The devastating effects of the policy implemented by the Troika is apparent for the following facts: the decline of industrial production by 4,5% in June, a decrease in building activity by 12%, the decline of tourism revenues by 16% in June etc. In addition also a decline in tax revenue as a result of the recession that began when the Greek economy took unpopular measures imposed by the Memorandum. Particularly illustrating the failure of the policy is the increase in the spread to a level close to 810 units! Where is the stability that should be provided by resorting to IMF – EU measures? The declared stability and better terms which were the ultimate aspiration for the “chemotherapy” imposed have not manifested themselves!

With the current rate of 12% unemployment however, Greece is in the 6th worst position in the world in unemployment rates, worse than countries such as Venezuela, Chile, Peru, Indonesia, Poland, Brazil, Mexico, Pakistan and others.

Greece is also the 6th worst in the world (among the 50 largest countries) in the reduction of GDP, while inflation is the 8th greatest and certainly the greatest in Europe.

As if all this isn’t enough, the prices of the Greek CDS premiums that have to be paid for those who want to cover the bankruptcy of the country (or speculating on this possibility) is the second highest in the world only less than Venezuela (which recently was higher). Furthermore, based on the CDS, Greece is the second more likely country in the world to become bankrupt, with a possibility of bankruptcy within the next 5 years of 50%.

Where is the hope for Greece a country that sees the basic economic and financing indices to be in the international top ten negative? As examples, the debt to GDP ratio is among the highest in the world (with the potential to grow much more readily) and the deficit is also dramatically high because there is no ability to have access to borrow funds at a reasonable cost, makes Greece unable to cope with it’s obligations, including trying to stimulate development and to submit to the financial and budgetary amounts of Nations such us USA and Germany.

Unfortunately, Greece has the second highest borrowing cost in the world, behind Pakistan only and far above that of South Africa, Indonesia, India, Mexico, Poland, Hungary, Thailand and others.
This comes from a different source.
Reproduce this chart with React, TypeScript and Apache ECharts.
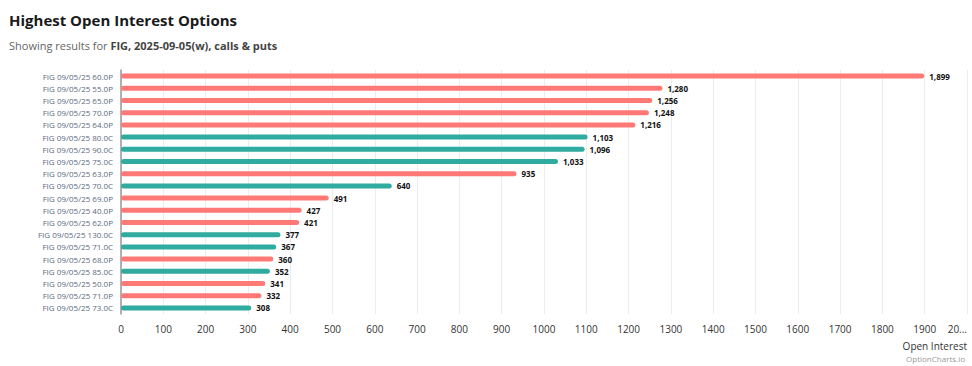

Thus, while for example the extremely unstable political Thailand borrows for a term of 10 years at 3,4%, Malaysia 3,89% and the (third world) Peru 5,64%, the equivalent cost for Greece is 10,15%.

The question is simple: is there a magic wand, which can be used (otherwise would have been used that we do not find in the current crisis or to get ourselves away from it) for Greece to improve their economic situation in the next 12 months? If the first signs of “improvements are indeed seen”, why does the cost of borrowing remain at the pre-support rescue package levels, which are the second highest in the world?

Financial markets anticipate, in their pricing country’s capability to meet its obligation. Greece has been forced to rely on the IMF – EU “bail out” in order to borrow funding to meet our obligation at a reasonable cost. In the process, Greece has been obliged to instigate the most severe austerity package in our modern economic history (which has also been recognised by the IMF – EU). Why, therefore, is the cost of the “bail out” so high? Surely, in recognition of Greece’s efforts the IMF – EU should be available at a more reasonable cost than 10,15%.

At this cost there is an acute danger that the resulting recession in Greece will lead to the very situation it was meant to avoid – i.e. a default by Greece with the resultant effect it will have on the Euro…

*This paper was announced at the Meeting of NGO’s with the EFC Sub-Committee on IMF and related issues on 23 August 2010 in Brussels.